EDEBİYATIMIZIN YARALI KADINI ‘’NİLGÜN MARMARA’’
Tüm varoluşsal sancılarıyla, Nilgün Marmara.
Nilgün Marmara 13 Şubat 1958’de İstanbul Moda’da doğdu. Liseyi Maarif Koleji’nde okuyup, üniversite hayatına İstanbul Üniversitesi Türk Dili ve Edebiyatı bölümünde başladı. Dönemin siyasal sebepleri dolayısıyla bölümü yarıda bırakıp Boğaziçi Üniversitesi İngiliz Dili ve Edebiyatı bölümüne geçti. Boğaziçi Üniversitesi’nde spor salonu ile kantinin bulunduğu yapıda bahçeye bakan ünlü bir 'umutsuzlar merdiveni' vardır. Bu merdivene ‘’umutsuzlar merdiveni’’ denmesinin sebebi Marmara’nın okuduğu zamanlarda ders aralarında oraya gidip derin düşüncelere dalmasıdır. Bölümü ‘’Sylvia Plath’ın Şairliğinin İntihar Bağlamında Analizi’’ teziyle bitirir.
Şair dostlarıyla sohbet etmeyi seven Marmara’yı 80 darbesi çokça etkiler. Bu darbe sonrası okulda yaptığı edebiyat sohbetleri yerini evde dostlarıyla yapılan edebiyat sohbetlerine bırakır. Tam da bu dönemde o kimseye göstermeyeceği şiirlerini yazmaya başlar.
1982 yılına gelindiğinde arkadaş ortamından tanıdığı Kağan Önal ile evlenir. Kağan Önal’ın işi dolayısıyla 16 ay Libya’da yaşamak zorunda kalan Marmara’yı bu değişiklik oldukça etkilemiştir.
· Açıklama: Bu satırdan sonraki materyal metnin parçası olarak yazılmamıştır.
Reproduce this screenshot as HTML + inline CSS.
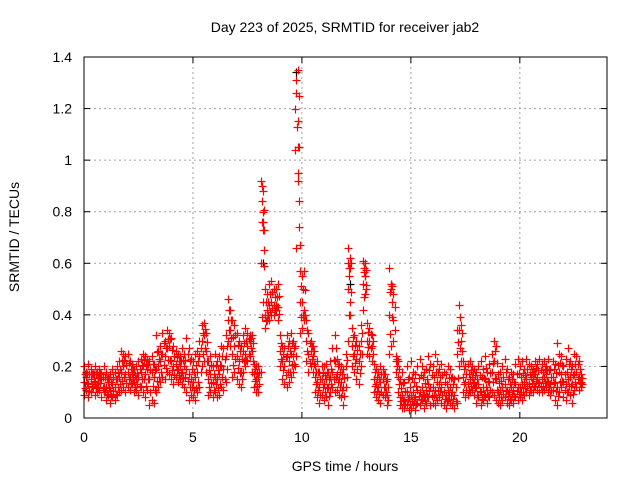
<!DOCTYPE html>
<html><head><meta charset="utf-8"><style>
body{margin:0;background:#fff}
svg{display:block;font-family:"Liberation Sans",sans-serif}
</style></head><body>
<svg id="chart" width="640" height="480" viewBox="0 0 640 480">
<rect width="640" height="480" fill="#fff"/>
<text x="345" y="32" font-size="14" text-anchor="middle">Day 223 of 2025, SRMTID for receiver jab2</text>
<text x="19" y="237" font-size="14" text-anchor="middle" transform="rotate(-90 19 237)">SRMTID / TECUs</text>
<text x="345" y="471" font-size="14" text-anchor="middle">GPS time / hours</text>
<g id="grid"></g>
<g id="marks"></g>
<rect x="84" y="57" width="523" height="361" fill="none" stroke="#000" stroke-width="1"/>
</svg>
<script>
const xTicks=[0,5,10,15,20];
const yTicks=[0,0.2,0.4,0.6,0.8,1,1.2,1.4];
const yTickLabels=["0","0.2","0.4","0.6","0.8","1","1.2","1.4"];
const hours=[0,0.1,0.2,0.3,0.4,0.5,0.6,0.7,0.8,0.9,1,1.1,1.2,1.3,1.4,1.5,1.6,1.7,1.8,1.9,2,2.1,2.2,2.3,2.4,2.5,2.6,2.7,2.8,2.9,3,3.1,3.2,3.3,3.4,3.5,3.6,3.7,3.8,3.9,4,4.1,4.2,4.3,4.4,4.5,4.6,4.7,4.8,4.9,5,5.1,5.2,5.3,5.4,5.5,5.6,5.7,5.8,5.9,6,6.1,6.2,6.3,6.4,6.5,6.6,6.7,6.8,6.9,7,7.1,7.2,7.3,7.4,7.5,7.6,7.7,7.8,7.9,8,8.1,8.2,8.3,8.4,8.5,8.6,8.7,8.8,8.9,9,9.1,9.2,9.3,9.4,9.5,9.6,9.7,9.8,9.9,10,10.1,10.2,10.3,10.4,10.5,10.6,10.7,10.8,10.9,11,11.1,11.2,11.3,11.4,11.5,11.6,11.7,11.8,11.9,12,12.1,12.2,12.3,12.4,12.5,12.6,12.7,12.8,12.9,13,13.1,13.2,13.3,13.4,13.5,13.6,13.7,13.8,13.9,14,14.1,14.2,14.3,14.4,14.5,14.6,14.7,14.8,14.9,15,15.1,15.2,15.3,15.4,15.5,15.6,15.7,15.8,15.9,16,16.1,16.2,16.3,16.4,16.5,16.6,16.7,16.8,16.9,17,17.1,17.2,17.3,17.4,17.5,17.6,17.7,17.8,17.9,18,18.1,18.2,18.3,18.4,18.5,18.6,18.7,18.8,18.9,19,19.1,19.2,19.3,19.4,19.5,19.6,19.7,19.8,19.9,20,20.1,20.2,20.3,20.4,20.5,20.6,20.7,20.8,20.9,21,21.1,21.2,21.3,21.4,21.5,21.6,21.7,21.8,21.9,22,22.1,22.2,22.3,22.4,22.5,22.6,22.7,22.8];
const lowVals=[.09,.11,.08,.10,.12,.09,.10,.11,.08,.10,.07,.09,.06,.08,.07,.09,.10,.11,.12,.10,.12,.11,.13,.10,.11,.09,.12,.10,.08,.11,.05,.07,.06,.10,.12,.14,.16,.15,.18,.17,.15,.13,.16,.14,.15,.13,.12,.10,.07,.09,.08,.07,.10,.12,.20,.22,.18,.09,.10,.08,.10,.08,.09,.12,.11,.14,.30,.28,.16,.18,.15,.13,.12,.18,.20,.22,.24,.18,.12,.10,.10,.18,.45,.35,.38,.38,.40,.40,.42,.38,.20,.15,.13,.12,.14,.16,.18,.20,.95,.33,.35,.38,.22,.18,.20,.18,.10,.08,.06,.09,.07,.08,.05,.10,.12,.10,.11,.09,.08,.05,.12,.30,.40,.20,.18,.15,.13,.20,.42,.48,.25,.24,.22,.10,.08,.07,.06,.09,.08,.05,.25,.28,.30,.18,.10,.05,.04,.04,.05,.03,.04,.05,.03,.06,.05,.07,.04,.06,.08,.05,.06,.05,.07,.08,.06,.05,.04,.07,.06,.05,.04,.06,.20,.22,.10,.08,.09,.10,.11,.09,.06,.08,.05,.07,.09,.06,.08,.10,.09,.07,.06,.05,.07,.08,.06,.05,.07,.06,.08,.07,.08,.07,.09,.10,.09,.11,.10,.12,.11,.10,.10,.11,.12,.10,.09,.11,.07,.05,.10,.12,.08,.07,.10,.09,.06,.11,.12,.11,.12];
const midVals=[.14,.16,.13,.15,.17,.14,.13,.16,.15,.12,.12,.14,.11,.13,.12,.15,.16,.18,.20,.17,.18,.16,.17,.14,.15,.16,.18,.20,.17,.19,.15,.18,.16,.19,.20,.22,.25,.24,.27,.28,.22,.20,.21,.19,.20,.18,.20,.19,.17,.15,.14,.16,.18,.24,.30,.32,.26,.15,.17,.14,.16,.15,.17,.20,.19,.24,.38,.34,.25,.28,.24,.22,.18,.26,.25,.28,.30,.26,.17,.15,.16,.60,.73,.40,.42,.44,.45,.44,.44,.43,.26,.22,.20,.24,.22,.25,.24,.28,1.15,.45,.45,.42,.30,.25,.26,.24,.16,.14,.12,.15,.13,.15,.12,.16,.18,.22,.17,.15,.14,.12,.20,.50,.58,.28,.25,.23,.22,.30,.52,.55,.30,.30,.28,.15,.13,.12,.14,.15,.12,.09,.40,.50,.38,.22,.16,.08,.09,.07,.10,.08,.09,.10,.08,.11,.10,.12,.09,.11,.13,.12,.12,.11,.14,.13,.12,.10,.09,.11,.12,.10,.09,.25,.34,.30,.16,.14,.13,.15,.16,.14,.12,.13,.10,.12,.15,.11,.14,.18,.22,.15,.10,.11,.12,.13,.11,.10,.12,.11,.13,.12,.12,.13,.14,.15,.13,.16,.15,.17,.16,.14,.15,.16,.17,.14,.13,.16,.14,.12,.18,.17,.14,.13,.15,.16,.13,.17,.18,.16,.14];
const highVals=[.20,.18,.21,.19,.17,.20,.18,.19,.17,.20,.18,.16,.17,.19,.18,.20,.22,.26,.25,.24,.25,.22,.21,.19,.20,.22,.23,.25,.24,.23,.22,.24,.21,.32,.26,.28,.33,.30,.34,.33,.31,.28,.26,.25,.24,.27,.25,.31,.27,.23,.22,.25,.26,.30,.36,.37,.33,.22,.24,.20,.25,.22,.24,.28,.27,.32,.46,.42,.38,.36,.33,.30,.28,.32,.35,.33,.32,.32,.21,.20,.20,.92,.88,.50,.48,.52,.53,.50,.50,.52,.32,.28,.27,.32,.30,.33,.30,1.04,1.35,.57,.55,.57,.38,.33,.30,.28,.20,.22,.18,.20,.20,.21,.18,.22,.27,.32,.23,.21,.20,.19,.25,.66,.62,.35,.32,.30,.28,.36,.61,.60,.37,.35,.32,.21,.19,.18,.20,.19,.17,.15,.58,.52,.48,.24,.22,.15,.18,.14,.20,.16,.22,.18,.17,.20,.23,.20,.18,.19,.24,.21,.20,.25,.22,.19,.21,.18,.17,.20,.19,.16,.15,.34,.44,.36,.22,.20,.21,.22,.20,.19,.18,.20,.22,.19,.24,.18,.21,.25,.30,.28,.17,.18,.20,.23,.19,.16,.18,.17,.21,.23,.20,.22,.19,.23,.21,.20,.19,.22,.21,.23,.21,.22,.20,.23,.19,.22,.21,.29,.25,.24,.20,.23,.27,.22,.20,.25,.24,.22,.17];
const spikeHours=[9.7,9.72,9.75,9.78,9.8,9.82,9.85,9.88,9.9,8.15,8.18,8.2,8.22,8.25,8.28,12.1,12.15,12.2,12.85,12.9,12.95,14.1,14.15];
const spikeVals=[1.2,1.26,1.31,1.13,1.05,0.92,0.84,0.74,0.67,0.9,0.84,0.8,0.76,0.73,0.65,0.6,0.55,0.45,0.58,0.55,0.5,0.52,0.45];
const blackHours=[9.75,8.2,12.2];
const blackVals=[1.34,0.6,0.52];

const L=84,R=607,T=57,B=418,XMAX=24,YMAX=1.4;
const xs=h=>L+h/XMAX*(R-L);
const ys=v=>B-v/YMAX*(B-T);
const NS="http://www.w3.org/2000/svg";
const grid=document.getElementById('grid'),marks=document.getElementById('marks');
function mk(tag,attrs,parent){const e=document.createElementNS(NS,tag);for(const k in attrs)e.setAttribute(k,attrs[k]);parent.appendChild(e);return e;}
xTicks.forEach(t=>{
  const x=xs(t);
  if(t>0){const g=mk('line',{x1:x,y1:T,x2:x,y2:B,stroke:'#a0a0a0','stroke-dasharray':'2,3'},grid);
  
  }
  mk('line',{x1:x,y1:B,x2:x,y2:B-6,stroke:'#000'},grid);
  mk('line',{x1:x,y1:T,x2:x,y2:T+6,stroke:'#000'},grid);
  const tx=mk('text',{x:x,y:B+24,'font-size':14,'text-anchor':'middle'},grid);tx.textContent=t;
  
  
});
yTicks.forEach((t,i)=>{
  const y=ys(t);
  if(t>0&&t<YMAX){const g=mk('line',{x1:L,y1:y,x2:R,y2:y,stroke:'#a0a0a0','stroke-dasharray':'2,3'},grid);
  
  }
  mk('line',{x1:L,y1:y,x2:L+6,y2:y,stroke:'#000'},grid);
  mk('line',{x1:R,y1:y,x2:R-6,y2:y,stroke:'#000'},grid);
  const tx=mk('text',{x:L-12,y:y+5,'font-size':14,'text-anchor':'end'},grid);tx.textContent=yTickLabels[i];
  
  
});
function plus(h,v,color){
  const x=Math.round(xs(h))+0.5,y=Math.round(ys(v))+0.5;
  const p=mk('path',{d:`M${x-4} ${y}h8M${x} ${y-4}v8`,stroke:color,'stroke-width':1.2,fill:'none'},marks);
  
  
}
blackHours.forEach((h,i)=>plus(h,blackVals[i],'#000'));
hours.forEach((h,i)=>{
  plus(h,lowVals[i],'#f00');
  plus(h+0.05,(lowVals[i]+midVals[i])/2,'#f00');
  plus(h,midVals[i],'#f00');
  plus(h+0.05,(midVals[i]+highVals[i])/2,'#f00');
  plus(h,highVals[i],'#f00');
});
spikeHours.forEach((h,i)=>plus(h,spikeVals[i],'#f00'));
</script>
</body></html>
Libya’da sağlık durumu iyice kötüleşen Marmara tedavileri kabul etmez. Kağan Önal bu konuda "Oysa Nilgün’ün tedavi olması gerekiyordu ama o doktordan kaçıyordu. Doktor, geldiğinde evde olması gerekirken evde değildi. Doktor beklemişti. Gelince de konuştular... Doktor bana 'İşiniz çok zor! Tedavi olması lazım ama çok zeki ve kültürlü. Yani en zor vakalardan...' demişti. Çünkü iyileşmesi için entelektüel faaliyetlerde bulunmaması gerekiyordu. İlacı dayayacaklar ve uyuşacaktı. Orta kültür ve zekalı durumlarda bu hastalık genelde 20’li yaşlarda ortaya çıkarmış, Lityum tedavisi ile başarılı olunurmuş. Ancak Nilgün bu tipte değildi. Tedavi olması, buna ikna olması, tedaviden memnun kalması hepsi ayrı bir dertti. Dolayısıyla tedavi olmadı. Öldüğü gün bana tedaviye tekrar başlayacağına dair söz vermişti." İfadelerinde bulunur.
21’inde ‘’Dural bir yol isterim, öyle bir yol ki hem yürüyüş durumunu yaşatacak hem de duruk,’’,23’ünde ‘’ Borçluyuz daha çok yaşamaya!’’ cümlelerini sarf edip 24’ünde ‘arada’ olmaya isyan eder.
Aslında çoğu arkadaşının Nilgün’deki karamsarlığı, melankoliyi fark ettiğini Gülseli İnal’ın ‘’Onun yüzü kadar tuhaf bir yüz şimdiye kadar görmemiştim. Bu yüzün ifadesi bana göre anlam ötesiydi, acının doruğuydu, gerçeğin tersyüz edilmiş haliydi.’’ İfadelerinden de anlıyoruz.
Nitekim dünyaya yaralı, dünyayı başka bir dünyanın bekleme salonu olarak gören şairimizi, Cemal Süreya’nın Zelda’sını 13 Ekim 1987’de acı şekilde kaybettik. Beşinci katttaki evinin penceresinden atlayarak intihar eden şair arkasında Haydar Ergülen’in deyimiyle Nilgün’ün yalnız bıraktıkları olan arkadaşlarını bırakır. Ece Ayhan, "Meçhul Öğrenci Anıtı" şiirinde, Marmara’nın ilkokuldaki öğrenci numarasını kastederek "Aldırma128! İntiharın parasız yatılı küçük zabit okullarında..." mısralarıyla kendisine seslendi. Cezmi Ersöz ise, Marmara‘nın ölümünün ardından "Kırk Yılda Bir Gibisin" adlı kitabı yazıp, kendisine ithaf etti. Ayrıca Seyhan Erözçelik, Nilgün Marmara'nın intiharının ardından Nilgün'ün Göztaşı isimli şiiri yazdı.